O Santo Padre também explica em sua encíclica a concepção atual e a tergiversação do conceito de deveres e direitos; e sublinha que "os direitos individuais, desvinculados de um quadro de deveres que lhes confira um sentido completo, enlouquecem e alimentam uma espiral de exigências praticamente ilimitada e sem critérios".

Então, "a exasperação dos direitos desemboca no esquecimento dos deveres. Estes delimitam os direitos porque remetem para o quadro antropológico e ético cuja verdade é o âmbito onde os mesmos se inserem e, deste modo, não descambam no arbítrio. Por este motivo, os deveres reforçam os direitos e propõem a sua defesa e promoção como um compromisso a assumir ao serviço do bem. Se, pelo contrário, os direitos do homem encontram o seu fundamento apenas nas deliberações duma assembléia de cidadãos, podem ser alterados em qualquer momento e, assim, o dever de os respeitar e promover atenua-se na consciência comum. ".

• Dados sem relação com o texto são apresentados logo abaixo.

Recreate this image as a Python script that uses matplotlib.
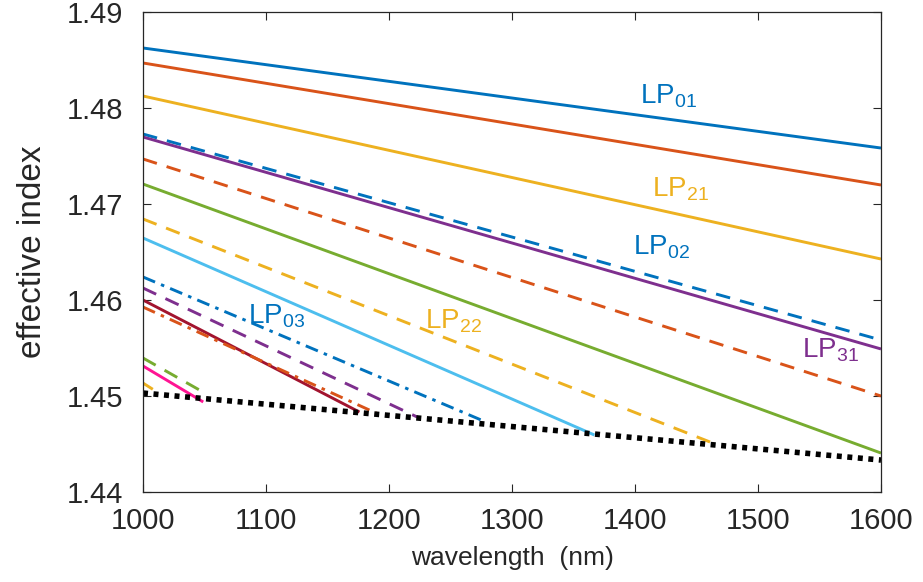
import matplotlib
matplotlib.use("Agg")
import matplotlib.pyplot as plt

plt.rcParams['font.family'] = ['Liberation Sans', 'DejaVu Sans']
plt.rcParams['mathtext.fontset'] = 'custom'
plt.rcParams['mathtext.rm'] = 'Liberation Sans'
plt.rcParams['mathtext.it'] = 'Liberation Sans:italic'

# Mode curves: wavelength (nm) start/end and effective index start/end
wl_start = [1000, 1000, 1000, 1000, 1000, 1000, 1000, 1000, 1000, 1000, 1000, 1000, 1000, 1000, 1000, 1000]
wl_end = [1600, 1600, 1600, 1600, 1600, 1600, 1600, 1461, 1367, 1275, 1223, 1176, 1193, 1046, 1049, 1008]
neff_start = [1.48625, 1.48469, 1.48125, 1.47729, 1.47698, 1.47469, 1.47208, 1.46844,
              1.46646, 1.46240, 1.46125, 1.46000, 1.45927, 1.45396, 1.45313, 1.45135]
neff_end = [1.47583, 1.47198, 1.46427, 1.45583, 1.45490, 1.45000, 1.44406, 1.44521,
            1.44594, 1.44750, 1.44781, 1.44833, 1.44802, 1.45062, 1.44938, 1.45070]
colors = ['#0072BD', '#D95319', '#EDB120', '#0072BD', '#7E2F8E', '#D95319', '#77AC30', '#EDB120',
          '#4DBEEE', '#0072BD', '#7E2F8E', '#A2142F', '#D95319', '#77AC30', '#FF1493', '#EDB120']
styles = ['-', '-', '-', '--', '-', '--', '-', '--', '-', '-.', '--', '-', '-.', '--', '-', '--']

# Cladding index line
clad_wl = [1000, 1600]
clad_n = [1.45031, 1.44333]

# Mode labels
label_text = ['01', '21', '02', '31', '22', '03']
label_x = [1404, 1414, 1398, 1536, 1229, 1085]
label_y = [1.48042, 1.47073, 1.46469, 1.45406, 1.45708, 1.45760]
label_colors = ['#0072BD', '#EDB120', '#0072BD', '#7E2F8E', '#EDB120', '#0072BD']

dash_styles = {'-': '-', '--': (0, (5, 3.5)), '-.': (0, (4.5, 2.2, 1.2, 2.2))}

fig = plt.figure(figsize=(9.23, 5.82), dpi=100)
ax = fig.add_axes([0.1549, 0.1546, 0.7996, 0.8248])

for xs, xe, ys, ye, c, ls in zip(wl_start, wl_end, neff_start, neff_end, colors, styles):
    ax.plot([xs, xe], [ys, ye], color=c, linestyle=dash_styles[ls], linewidth=2.1,
            dash_capstyle='butt', solid_capstyle='butt')

ax.plot(clad_wl, clad_n, color='black', linestyle=(0, (0.9, 1.0)), linewidth=4.0,
        dash_capstyle='butt')

for t, x, y, c in zip(label_text, label_x, label_y, label_colors):
    ax.text(x, y, r'LP$_{\mathrm{%s}}$' % t, color=c, fontsize=20, ha='left', va='baseline')

ax.set_xlim(1000, 1600)
ax.set_ylim(1.44, 1.49)
ax.set_xticks([1000, 1100, 1200, 1300, 1400, 1500, 1600])
ax.set_yticks([1.44, 1.45, 1.46, 1.47, 1.48, 1.49])
ax.set_yticklabels(['1.44', '1.45', '1.46', '1.47', '1.48', '1.49'])
ax.tick_params(direction='in', length=6, width=0.8, labelsize=21, colors='#262626',
               top=True, right=True)
ax.tick_params(axis='x', pad=11)
ax.tick_params(axis='y', pad=14)
for s in ax.spines.values():
    s.set_color('#262626')
    s.set_linewidth(0.9)

ax.set_xlabel('wavelength  (nm)', fontsize=19, color='#262626', labelpad=8)
ax.set_ylabel('effective index', fontsize=24, color='#262626', labelpad=14)

fig.savefig('out.png', dpi=100, facecolor='white')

"Os governos e os organismos internacionais podem esquecer a objetividade e « indisponibilidade » dos direitos. Quando isto acontece, põe-se em perigo o verdadeiro desenvolvimento dos povos[108]. Semelhantes posições comprometem a autoridade dos organismos internacionais, sobretudo aos olhos dos países mais carecidos de desenvolvimento. De fato, estes pedem que a comunidade internacional assuma como um dever ajudá-los a serem « artífices do seu destino »[109], ou seja, a assumirem por sua vez deveres. A partilha dos deveres recíprocos mobiliza muito mais do que a mera reivindicação de direitos".

Ética

O Papa Bento também comenta o fato que "Dar resposta às exigências morais mais profundas da pessoa tem também importantes e benéficas conseqüências no plano econômico. De fato, a economia tem necessidade da ética para o seu correto funcionamento; não de uma ética qualquer, mas de uma ética amiga da pessoa".

"Considerando as temáticas referentes à relação entre empresa e ética e também a evolução que o sistema produtivo está a fazer, parece que a distinção usada até agora entre empresas que têm por finalidade o lucro (profit) e organizações que não buscam o lucro (non profit) já não é capaz de dar cabalmente conta da realidade, nem de orientar eficazmente o futuro", acrescenta.

Por isso, "o fortalecimento das diversas tipologias de empresa, mormente das que são capazes de conceber o lucro como um instrumento para alcançar finalidades de humanização do mercado e das sociedades, deve ser procurado também nos países que sofrem exclusão ou marginalização dos circuitos da economia global", indica.

Seguidamente o Pontífice se refere ao tema da cooperação internacional e assinala que esta "precisa de pessoas que partilhem o processo de desenvolvimento econômico e humano, através da solidariedade feita de presença, acompanhamento, formação e respeito. Sob este ponto de vista, os próprios organismos internacionais deveriam interrogar-se sob a real eficácia dos seus aparatos burocráticos e administrativos, freqüentemente muito dispendiosos".

"Às vezes sucede que o destinatário das ajudas seja utilizado em função de quem o ajuda e que os pobres sirvam para manter de pé dispendiosas organizações burocráticas que reservam para sua própria conservação percentagens demasiado elevadas dos recursos que, ao invés, deveriam ser aplicados no desenvolvimento", adiciona.